With Europe's finest flaunting some of the world's biggest names, is there any danger that these high-profile tours are in danger of inhibiting the domestic game?
'You could say on one hand it's a distraction because it's in season and that these teams need to focus on their domestic season,' adds Wiersema, who is also the founder of the Free Beer Movement which aims to build American soccer through social events.
'You wouldn't see Man United or Chelsea taking time off in the middle of the Premier League campaign to cash a check.
'But it's the unique position of U.S. soccer that we have a different season and a unique position that we need the profile of the global leagues to increase the local one.

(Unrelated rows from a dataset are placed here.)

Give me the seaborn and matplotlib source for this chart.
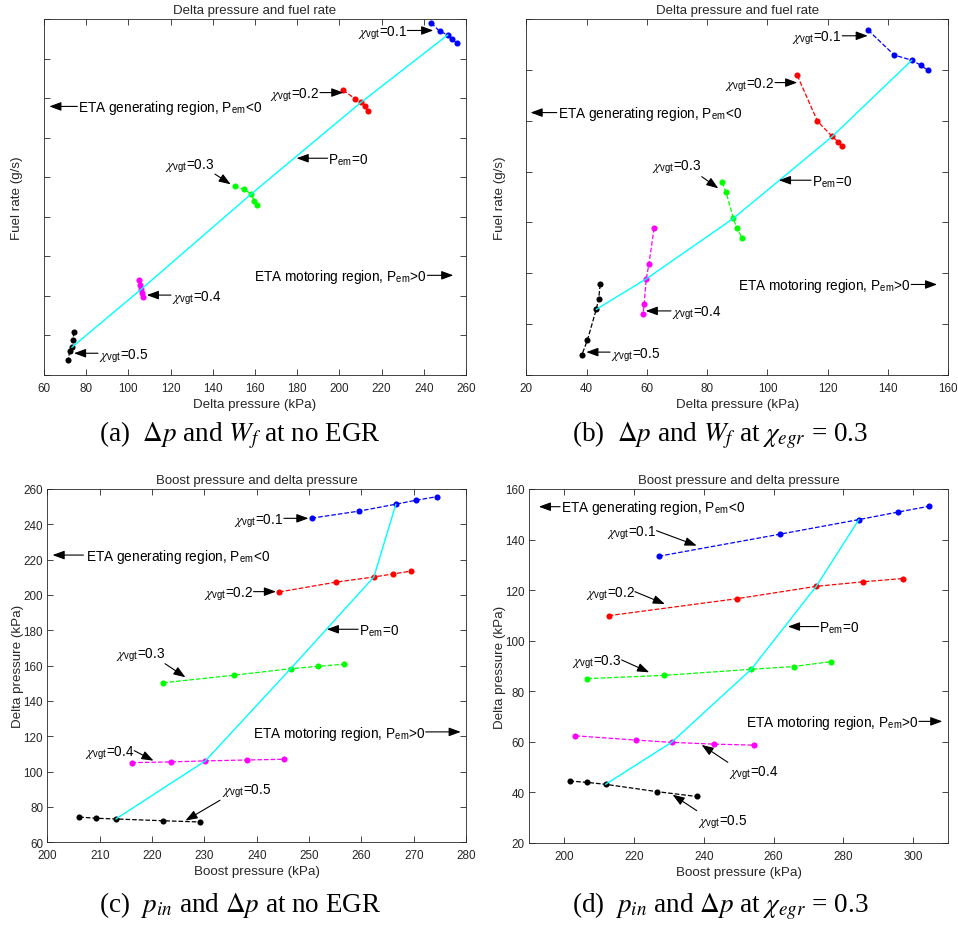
import matplotlib
matplotlib.use("Agg")
import matplotlib.pyplot as plt
from matplotlib.transforms import offset_copy
import numpy as np
import pandas as pd
import seaborn as sns

# ---------------------------------------------------------------------------
# Operating points, one row per VGT position (0.1 ... 0.5), five points each
# ---------------------------------------------------------------------------
vgt_positions = ["0.1", "0.2", "0.3", "0.4", "0.5"]
vgt_colors = ["#0000FF", "#FF0000", "#00FF00", "#FF00FF", "#000000"]

# No EGR
delta_p_no_egr = [
    [243.5, 247.5, 251.4, 253.6, 255.7],
    [201.7, 207.3, 210.2, 211.9, 213.5],
    [150.3, 154.6, 158.3, 159.6, 160.8],
    [105.1, 105.5, 106.1, 106.6, 107.0],
    [74.3, 73.6, 73.2, 72.2, 71.5],
]
fuel_no_egr = [
    [8.90, 8.69, 8.60, 8.49, 8.39],
    [7.20, 6.99, 6.89, 6.79, 6.68],
    [4.79, 4.69, 4.58, 4.39, 4.29],
    [2.40, 2.28, 2.17, 2.07, 1.98],
    [1.09, 0.89, 0.70, 0.60, 0.39],
]
boost_no_egr = [
    [250.5, 259.6, 266.6, 270.4, 274.5],
    [244.3, 255.2, 262.4, 266.0, 269.5],
    [222.1, 235.7, 246.5, 251.8, 256.6],
    [216.1, 223.6, 230.2, 238.2, 245.2],
    [206.1, 209.4, 213.1, 222.1, 229.2],
]

# EGR fraction 0.3
delta_p_egr = [
    [133.4, 142.1, 147.9, 150.9, 153.2],
    [109.9, 116.6, 121.5, 123.3, 124.6],
    [85.0, 86.3, 88.7, 89.8, 91.7],
    [62.4, 60.7, 59.8, 59.1, 58.7],
    [44.5, 44.0, 43.2, 40.3, 38.4],
]
fuel_egr = [
    [6.78, 6.29, 6.19, 6.09, 5.99],
    [5.89, 4.99, 4.69, 4.59, 4.50],
    [3.79, 3.59, 3.08, 2.89, 2.69],
    [2.89, 2.19, 1.89, 1.39, 1.19],
    [1.78, 1.49, 1.29, 0.69, 0.39],
]
boost_egr = [
    [227.1, 261.7, 284.4, 295.7, 304.6],
    [212.8, 249.4, 272.2, 285.6, 297.0],
    [206.7, 228.7, 253.6, 265.7, 276.3],
    [203.3, 220.5, 230.8, 243.0, 254.4],
    [201.6, 206.5, 211.9, 226.7, 238.0],
]

# index of the point in each sweep where the electric machine power is zero
PEM_ZERO_IDX = 2

AX_COLOR = "#262626"
sns.set_theme(style="ticks")
plt.rcParams.update({
    "font.family": ["Liberation Sans", "DejaVu Sans"],
    "mathtext.fontset": "stix",
    "axes.edgecolor": AX_COLOR,
    "axes.labelcolor": AX_COLOR,
    "axes.linewidth": 0.6,
    "xtick.color": AX_COLOR,
    "ytick.color": AX_COLOR,
    "xtick.direction": "in",
    "ytick.direction": "in",
    "xtick.major.size": 4,
    "ytick.major.size": 4,
    "xtick.major.width": 0.6,
    "ytick.major.width": 0.6,
    "xtick.top": True,
    "ytick.right": True,
    "xtick.labelsize": 8.4,
    "ytick.labelsize": 8.4,
    "text.color": AX_COLOR,
})

fig = plt.figure(figsize=(9.58, 9.29), dpi=100)
W, H = 958.0, 929.0


def add_axes(x0, y0, x1, y1):
    return fig.add_axes([x0 / W, 1 - y1 / H, (x1 - x0) / W, (y1 - y0) / H])


def sweep_frame(xs, ys):
    rows = []
    for pos, xrow, yrow in zip(vgt_positions, xs, ys):
        for k, (xv, yv) in enumerate(zip(xrow, yrow)):
            rows.append({"vgt": pos, "x": xv, "y": yv, "k": k})
    return pd.DataFrame(rows)


def draw_sweeps(ax, xs, ys):
    df = sweep_frame(xs, ys)
    sns.lineplot(data=df, x="x", y="y", hue="vgt", palette=vgt_colors,
                 hue_order=vgt_positions, sort=False, estimator=None,
                 units="vgt", linestyle="--", lw=0.9, marker="o",
                 markersize=4.4, markeredgewidth=0, legend=False, ax=ax,
                 zorder=3)
    zero = df[df["k"] == PEM_ZERO_IDX].iloc[::-1]
    sns.lineplot(data=zero, x="x", y="y", sort=False, estimator=None,
                 color="#00FFFF", lw=1.0, ax=ax, zorder=4)


def note(ax, text, tx, ty, ha, tail, head):
    ax.annotate("", xy=head, xytext=tail,
                arrowprops=dict(arrowstyle="-|>,head_length=0.6,head_width=0.22",
                                color="black", lw=0.8, shrinkA=0, shrinkB=0),
                zorder=6)
    tr = offset_copy(ax.transData, fig=fig, y=-3.4, units="points")
    ax.text(tx, ty, text, ha=ha, va="baseline", transform=tr,
            fontsize=9.8, color="black", zorder=6)


def chi(v):
    return r"$\chi_{\mathregular{vgt}}$=" + v


GEN = r"ETA generating region, P$_{\mathregular{em}}$<0"
MOT = r"ETA motoring region, P$_{\mathregular{em}}$>0"
ZERO = r"P$_{\mathregular{em}}$=0"


def style(ax, title, xlabel, ylabel, xlim, xticks, ylim, yticks,
          show_ylabels, ylab_x):
    ax.set_xlim(*xlim)
    ax.set_ylim(*ylim)
    ax.set_xticks(xticks)
    ax.set_yticks(yticks)
    if not show_ylabels:
        ax.set_yticklabels([])
    ax.tick_params(axis="x", pad=5)
    ax.tick_params(axis="y", pad=3)
    for s in ax.spines.values():
        s.set_visible(True)
    ax.set_title(title, fontsize=9.5, pad=4, color=AX_COLOR)
    ax.set_xlabel(xlabel, fontsize=9.6, labelpad=3)
    ax.set_ylabel(ylabel, fontsize=9.6)
    ax.yaxis.set_label_coords(ylab_x, 0.5)


# (a) delta pressure vs fuel rate, no EGR
ax = add_axes(44, 20, 466, 376)
draw_sweeps(ax, delta_p_no_egr, fuel_no_egr)
style(ax, "Delta pressure and fuel rate", "Delta pressure (kPa)",
      "Fuel rate (g/s)", (60, 260), np.arange(60, 261, 20), (0, 9),
      np.arange(0, 10, 1), False, -0.05)
note(ax, chi("0.1"), 232.0, 8.71, "right", (232.2, 8.71), (244.5, 8.71))
note(ax, chi("0.2"), 190.6, 7.14, "right", (190.8, 7.14), (201.9, 7.14))
note(ax, GEN, 76.3, 6.79, "left", (75.8, 6.79), (62.5, 6.79))
note(ax, ZERO, 194.8, 5.48, "left", (194.4, 5.48), (179.7, 5.48))
note(ax, chi("0.3"), 140.7, 5.36, "right", (141.0, 5.08), (148.5, 4.82))
note(ax, chi("0.4"), 120.5, 2.02, "left", (120.2, 2.02), (108.7, 2.02))
note(ax, MOT, 241.4, 2.52, "right", (241.7, 2.52), (254.0, 2.52))
note(ax, chi("0.5"), 85.9, 0.55, "left", (85.6, 0.55), (74.2, 0.55))

# (b) delta pressure vs fuel rate, EGR 0.3
ax = add_axes(526.3, 20, 948.3, 376)
draw_sweeps(ax, delta_p_egr, fuel_egr)
style(ax, "Delta pressure and fuel rate", "Delta pressure (kPa)",
      "Fuel rate (g/s)", (20, 160), np.arange(20, 161, 20), (0, 7),
      np.arange(0, 8, 1), False, -0.048)
note(ax, chi("0.1"), 124.5, 6.67, "right", (124.8, 6.67), (133.3, 6.67))
note(ax, chi("0.2"), 102.3, 5.75, "right", (102.5, 5.75), (109.9, 5.75))
note(ax, GEN, 30.4, 5.16, "left", (30.1, 5.16), (21.4, 5.16))
note(ax, ZERO, 114.8, 3.83, "left", (114.5, 3.83), (103.8, 3.83))
note(ax, chi("0.3"), 78.2, 4.13, "right", (78.2, 3.90), (83.7, 3.67))
note(ax, chi("0.4"), 68.3, 1.26, "left", (68.0, 1.26), (59.6, 1.26))
note(ax, MOT, 147.5, 1.78, "right", (147.7, 1.78), (156.3, 1.78))
note(ax, chi("0.5"), 48.1, 0.45, "left", (47.8, 0.45), (39.9, 0.45))

# (c) boost pressure vs delta pressure, no EGR
ax = add_axes(47.3, 490, 466, 843.3)
draw_sweeps(ax, boost_no_egr, delta_p_no_egr)
style(ax, "Boost pressure and delta pressure", "Boost pressure (kPa)",
      "Delta pressure (kPa)", (200, 280), np.arange(200, 281, 10), (60, 260),
      np.arange(60, 261, 20), True, -0.056)
note(ax, chi("0.1"), 245.0, 243.4, "right", (245.2, 243.4), (249.9, 243.4))
note(ax, GEN, 207.3, 222.6, "left", (206.9, 222.6), (201.0, 222.6))
note(ax, chi("0.2"), 239.3, 201.9, "right", (239.4, 201.9), (243.7, 201.9))
note(ax, ZERO, 259.5, 180.6, "left", (259.4, 180.6), (253.4, 180.6))
note(ax, chi("0.3"), 222.5, 167.5, "right", (222.5, 161.1), (226.4, 153.4))
note(ax, MOT, 272.2, 122.5, "right", (272.3, 122.5), (279.0, 122.5))
note(ax, chi("0.4"), 216.6, 111.9, "right", (216.6, 111.9), (220.3, 106.2))
note(ax, chi("0.5"), 233.3, 90.2, "left", (233.0, 83.8), (226.4, 72.3))

# (d) boost pressure vs delta pressure, EGR 0.3
ax = add_axes(529, 490, 948.3, 844)
draw_sweeps(ax, boost_egr, delta_p_egr)
style(ax, "Boost pressure and delta pressure", "Boost pressure (kPa)",
      "Delta pressure (kPa)", (190, 310), np.arange(200, 301, 20), (20, 160),
      np.arange(20, 161, 20), True, -0.055)
note(ax, GEN, 199.2, 153.0, "left", (198.9, 153.0), (192.8, 153.0))
note(ax, chi("0.1"), 226.5, 143.5, "right", (226.5, 143.5), (238.0, 137.6))
note(ax, chi("0.2"), 220.3, 119.6, "right", (220.3, 119.4), (228.9, 114.5))
note(ax, ZERO, 273.1, 105.6, "left", (272.9, 105.6), (264.1, 105.6))
note(ax, chi("0.3"), 216.5, 92.4, "right", (216.5, 92.4), (224.4, 87.5))
note(ax, MOT, 301.4, 68.1, "right", (301.6, 68.1), (308.3, 68.1))
note(ax, chi("0.4"), 247.3, 48.6, "left", (246.9, 51.9), (239.4, 58.8))
note(ax, chi("0.5"), 238.5, 29.5, "left", (238.0, 32.8), (231.1, 39.1))

# sub-figure captions
caption_kw = dict(ha="center", va="baseline", fontsize=19.5,
                  family=["Liberation Serif", "DejaVu Serif"], color="black")
fig.text(240 / W, 1 - 441 / H, r"(a)  $\Delta p$ and $W_f$ at no EGR", **caption_kw)
fig.text(720 / W, 1 - 441 / H, r"(b)  $\Delta p$ and $W_f$ at $\chi_{egr}$ = 0.3", **caption_kw)
fig.text(240 / W, 1 - 912 / H, r"(c)  $p_{in}$ and $\Delta p$ at no EGR", **caption_kw)
fig.text(720 / W, 1 - 912 / H, r"(d)  $p_{in}$ and $\Delta p$ at $\chi_{egr}$ = 0.3", **caption_kw)

fig.savefig("out.png", dpi=100, facecolor="white")
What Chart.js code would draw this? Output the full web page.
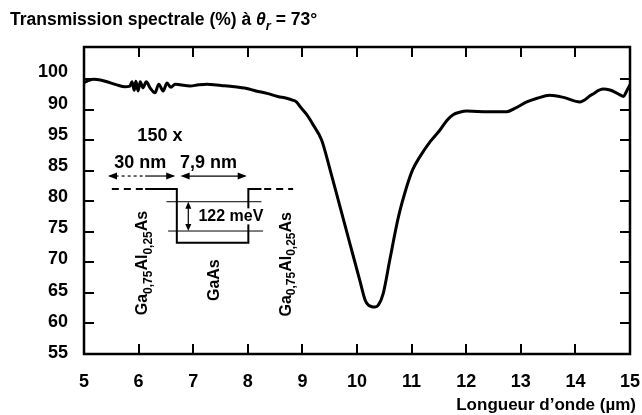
<!DOCTYPE html>
<html>
<head>
<meta charset="utf-8">
<script src="https://cdn.jsdelivr.net/npm/chart.js@4.4.1/dist/chart.umd.min.js"></script>
<style>
  html, body { margin: 0; padding: 0; background: #fff; }
  canvas { display: block; }
</style>
</head>
<body>
<canvas id="chart" width="642" height="415"></canvas>
<script>
// Spectral transmission of the multi-quantum-well sample, wavelength in µm
const wavelength = [
  5.00, 5.08, 5.17, 5.30, 5.42, 5.60, 5.75, 5.84,
  5.88, 5.92, 5.95, 5.99, 6.03, 6.08, 6.14, 6.21, 6.30, 6.37, 6.45, 6.52, 6.59, 6.67,
  6.76, 6.94, 7.10, 7.25, 7.51, 7.75, 7.98, 8.15, 8.35, 8.55, 8.71, 8.82, 8.89,
  8.96, 9.08, 9.20, 9.35, 9.51, 9.69, 9.87, 10.05, 10.15, 10.21, 10.27, 10.33, 10.39,
  10.48, 10.60, 10.76, 10.91, 11.02, 11.15, 11.34, 11.52, 11.65, 11.76, 11.88, 12.01,
  12.40, 12.74, 12.90, 13.11, 13.30, 13.53, 13.80, 14.08, 14.30, 14.51, 14.63, 14.75,
  14.88, 14.95, 15.00
];
const transmission = [
  99.5, 99.8, 100.0, 99.9, 99.6, 99.1, 98.8, 98.9,
  99.6, 98.2, 99.7, 98.1, 99.6, 98.6, 99.6, 98.6, 97.8, 99.2, 98.1, 99.4, 98.7, 99.2,
  99.1, 98.9, 99.1, 99.2, 99.0, 98.8, 98.5, 98.1, 97.7, 97.2, 96.9, 96.6, 96.3,
  95.5, 94.2, 92.5, 90.1, 85.1, 79.1, 73.1, 67.1, 63.8, 63.0, 62.75, 62.7, 63.0,
  64.9, 70.4, 77.5, 82.4, 85.2, 87.3, 89.8, 91.7, 93.3, 94.2, 94.6, 94.8,
  94.7, 94.7, 95.3, 96.3, 96.9, 97.4, 97.0, 96.3, 97.5, 98.4, 98.25, 97.8,
  97.2, 98.3, 99.1
];

// Axis ticks and the labels printed next to them
const xTickValues = [5, 6, 7, 8, 9, 10, 11, 12, 13, 14, 15];
const yTickValues = [55, 60, 65, 70, 75, 80, 85, 90, 95, 100];
const yTickLabels = ['55', '60', '65', '70', '75', '80', '85', '95', '90', '100'];

const FONT = "'Liberation Sans', Arial, Helvetica, sans-serif";

// Draws a run of text pieces (normal / italic / subscript) starting at x
function richText(ctx, pieces, x, y, size, weight) {
  let cx = x;
  for (const p of pieces) {
    const s = p.sub ? Math.round(size * 0.72) : size;
    ctx.font = `${p.italic ? 'italic ' : ''}${weight} ${s}px ${FONT}`;
    ctx.fillText(p.t, cx, y + (p.sub ? size * 0.28 : 0));
    cx += ctx.measureText(p.t).width;
  }
  return cx - x;
}
function richWidth(ctx, pieces, size, weight) {
  let w = 0;
  for (const p of pieces) {
    const s = p.sub ? Math.round(size * 0.72) : size;
    ctx.font = `${p.italic ? 'italic ' : ''}${weight} ${s}px ${FONT}`;
    w += ctx.measureText(p.t).width;
  }
  return w;
}

function arrowHead(ctx, x, y, dir, len, half) {
  ctx.beginPath();
  if (dir === 'l') { ctx.moveTo(x, y); ctx.lineTo(x + len, y - half); ctx.lineTo(x + len, y + half); }
  if (dir === 'r') { ctx.moveTo(x, y); ctx.lineTo(x - len, y - half); ctx.lineTo(x - len, y + half); }
  if (dir === 'u') { ctx.moveTo(x, y); ctx.lineTo(x - half, y + len); ctx.lineTo(x + half, y + len); }
  if (dir === 'd') { ctx.moveTo(x, y); ctx.lineTo(x - half, y - len); ctx.lineTo(x + half, y - len); }
  ctx.closePath();
  ctx.fill();
}

// Frame with inward ticks on all four sides, y labels and the titles
const framePlugin = {
  id: 'frame',
  afterDraw(chart) {
    const { ctx, chartArea: a, scales: { x, y } } = chart;
    ctx.save();
    ctx.strokeStyle = '#000';
    ctx.fillStyle = '#000';
    ctx.lineWidth = 2;
    const len = 10;
    ctx.beginPath();
    for (const v of xTickValues) {
      const px = Math.round(x.getPixelForValue(v));
      if (px <= a.left + 1 || px >= a.right - 1) continue;
      ctx.moveTo(px, a.bottom); ctx.lineTo(px, a.bottom - len);
      ctx.moveTo(px, a.top); ctx.lineTo(px, a.top + len);
    }
    for (const v of yTickValues) {
      const py = Math.round(y.getPixelForValue(v));
      if (py >= a.bottom - 1) continue;
      ctx.moveTo(a.left, py); ctx.lineTo(a.left + len, py);
      ctx.moveTo(a.right, py); ctx.lineTo(a.right - len, py);
    }
    ctx.stroke();
    ctx.lineWidth = 2.5;
    ctx.strokeRect(a.left, a.top, a.right - a.left, a.bottom - a.top);

    // y tick labels, set slightly above their ticks (more so towards the top)
    ctx.font = `bold 18px ${FONT}`;
    ctx.textAlign = 'right';
    ctx.textBaseline = 'middle';
    yTickValues.forEach((v, i) => {
      const lift = 1 + 6 * (v - 55) / 45;
      ctx.fillText(yTickLabels[i], a.left - 16, y.getPixelForValue(v) - lift);
    });

    // chart title
    ctx.textBaseline = 'alphabetic';
    ctx.textAlign = 'left';
    richText(ctx, [
      { t: 'Transmission spectrale (%) à ' },
      { t: 'θ', italic: true },
      { t: 'r', italic: true, sub: true },
      { t: ' = 73°' }
    ], 10, 25, 17.5, 'bold');

    // x axis title, right aligned
    ctx.font = `bold 17px ${FONT}`;
    ctx.textAlign = 'right';
    ctx.fillText('Longueur d’onde (µm)', 636, 410);
    ctx.restore();
  }
};

// Quantum-well sketch placed in data coordinates
const wellPlugin = {
  id: 'well',
  afterDatasetsDraw(chart) {
    const { ctx, scales: { x, y } } = chart;
    const X = v => x.getPixelForValue(v);
    const Y = v => y.getPixelForValue(v);
    ctx.save();
    ctx.strokeStyle = '#000';
    ctx.fillStyle = '#000';
    ctx.textAlign = 'center';
    ctx.textBaseline = 'middle';

    ctx.font = `bold 18px ${FONT}`;
    ctx.fillText('150 x', X(6.39), Y(90.7));
    ctx.fillText('30 nm', X(6.03), Y(86.3));
    ctx.fillText('7,9 nm', X(7.28), Y(86.3));

    // thickness arrows
    const ay = Y(84.16);
    ctx.lineWidth = 1.2;
    ctx.setLineDash([3, 3]);
    ctx.beginPath(); ctx.moveTo(X(5.47), ay); ctx.lineTo(X(6.12), ay); ctx.stroke();
    ctx.setLineDash([]);
    ctx.beginPath(); ctx.moveTo(X(6.12), ay); ctx.lineTo(X(6.64), ay); ctx.stroke();
    arrowHead(ctx, X(5.44), ay, 'l', 9, 3.5);
    arrowHead(ctx, X(6.67), ay, 'r', 9, 3.5);
    ctx.beginPath(); ctx.moveTo(X(6.8), ay); ctx.lineTo(X(7.95), ay); ctx.stroke();
    arrowHead(ctx, X(6.77), ay, 'l', 9, 3.5);
    arrowHead(ctx, X(7.98), ay, 'r', 9, 3.5);

    // conduction band profile
    const top = Y(82.03), bot = Y(73.23);
    ctx.lineWidth = 2;
    ctx.setLineDash([7, 5]);
    ctx.beginPath(); ctx.moveTo(X(5.51), top); ctx.lineTo(X(6.12), top); ctx.stroke();
    ctx.beginPath(); ctx.moveTo(X(8.30), top); ctx.lineTo(X(8.83), top); ctx.stroke();
    ctx.setLineDash([]);
    ctx.beginPath();
    ctx.moveTo(X(6.12), top); ctx.lineTo(X(6.70), top);
    ctx.lineTo(X(6.70), bot); ctx.lineTo(X(8.01), bot);
    ctx.lineTo(X(8.01), top); ctx.lineTo(X(8.25), top);
    ctx.stroke();

    // confined levels
    ctx.lineWidth = 1;
    ctx.beginPath();
    ctx.moveTo(X(6.51), Y(79.95)); ctx.lineTo(X(8.25), Y(79.95));
    ctx.moveTo(X(6.54), Y(75.15)); ctx.lineTo(X(8.28), Y(75.15));
    ctx.stroke();
    const vx = X(6.91);
    ctx.lineWidth = 1.2;
    ctx.beginPath(); ctx.moveTo(vx, Y(79.95) + 6); ctx.lineTo(vx, Y(75.15) - 6); ctx.stroke();
    arrowHead(ctx, vx, Y(79.95), 'u', 7, 3);
    arrowHead(ctx, vx, Y(75.15), 'd', 7, 3);

    // transition energy label on a white box
    ctx.font = `bold 16px ${FONT}`;
    const tw = ctx.measureText('122 meV').width;
    const tx = X(7.69), ty = Y(77.55);
    ctx.fillStyle = '#fff';
    ctx.fillRect(tx - tw / 2 - 1, ty - 8, tw + 2, 16);
    ctx.fillStyle = '#000';
    ctx.fillText('122 meV', tx, ty);

    // layer names, written vertically
    const barrier = [{ t: 'Ga' }, { t: '0,75', sub: true }, { t: 'Al' }, { t: '0,25', sub: true }, { t: 'As' }];
    const vertical = (pieces, cxv, cyv) => {
      const w = richWidth(ctx, pieces, 16, 'bold');
      ctx.save();
      ctx.translate(X(cxv), Y(cyv));
      ctx.rotate(-Math.PI / 2);
      ctx.textAlign = 'left';
      ctx.textBaseline = 'alphabetic';
      richText(ctx, pieces, -w / 2, 6, 16, 'bold');
      ctx.restore();
    };
    vertical(barrier, 6.05, 69.9);
    vertical([{ t: 'GaAs' }], 7.37, 67.1);
    vertical(barrier, 8.68, 69.7);
    ctx.restore();
  }
};

new Chart(document.getElementById('chart'), {
  type: 'line',
  data: {
    datasets: [{
      data: wavelength.map((w, i) => ({ x: w, y: transmission[i] })),
      borderColor: '#000',
      borderWidth: 3,
      pointRadius: 0,
      fill: false,
      cubicInterpolationMode: 'monotone'
    }]
  },
  options: {
    responsive: false,
    animation: false,
    events: [],
    layout: { padding: { left: 0, right: 12, top: 47, bottom: 0 } },
    plugins: { legend: { display: false }, tooltip: { enabled: false }, title: { display: false } },
    scales: {
      x: {
        type: 'linear',
        min: 5, max: 15,
        afterBuildTicks: s => { s.ticks = xTickValues.map(v => ({ value: v })); },
        afterFit: s => { s.height = 61; s.paddingLeft = 0; s.paddingRight = 0; },
        grid: { display: false, drawTicks: false },
        border: { display: false },
        ticks: {
          color: '#000', padding: 17, maxRotation: 0, autoSkip: false,
          font: { family: FONT, size: 18, weight: 'bold' }
        }
      },
      y: {
        type: 'linear',
        min: 55, max: 105.3,
        afterBuildTicks: s => { s.ticks = yTickValues.map(v => ({ value: v })); },
        afterFit: s => { s.width = 84; s.paddingTop = 0; s.paddingBottom = 0; },
        grid: { display: false, drawTicks: false },
        border: { display: false },
        ticks: { display: false }
      }
    }
  },
  plugins: [wellPlugin, framePlugin]
});
</script>
</body>
</html>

It's a double edged sword.'
Fellow U.S. soccer fan Carisa Donahue -- who traveled to watch Team USA at the World Cup in Brazil on her honeymoon with new husband Shane -- says the arrival of Europe's touring clubs can help further build the profile of soccer in her country.
'It should keep the flow and the excitement of the World Cup going,' Donahue, who describes herself as a Premier League and La Liga fan first and foremost, told CNN.
'For the fans, it's good for the European teams to come over because we get to see, what for us, will be a higher level of soccer.'
Many of the World Cup stars may well be on show on U.S. shores in the coming weeks.
The MLS All Star game against Bayern Munich in Oregon on 6 August will pit American World Cup heroes Matt Besler, DeAndre Yedlin, Kyle Beckerman, Michael Bradley and Clint Dempsey against some of Germany's World Cup winners including goalkeeper Manuel Neuer and midfielder Thomas Muller.
Bayern, winners of the German Bundesliga, also boast U.S. attacker Julian Green in their ranks.
Attracting players of this quality to the MLS regular domestic league is arguably the key to driving the U.S. domestic league to a level closer to its global counterparts.
'MLS is on its way with big names like U.S. internationals Bradley and Dempsey coming over,' Donahue, who lives in Alaska added.
'It's tough because there are some good names playing here but it's often players at the end of their careers.
'If we got some European or South American players who were in their prime they could help to bring the MLS to global standards.'
Wiersema agrees: 'It's easy to be cynical about these tours in the short-term and say the European teams are just here for a pay day but from an American perspective I see it as inspirational.
'Seeing clubs with such a rich history allows us as Americans to dream big.
'Someday I want my local American soccer team to have the same international respect as a Manchester United.
'It's a worthy goal to think that MLS can one day be on a par with the Premier League, La Liga, the Bundesliga and Serie A.'
The European visitors may well cash in on its imports this summer but, over time, it could be the U.S. who is exporting soccer back to the world.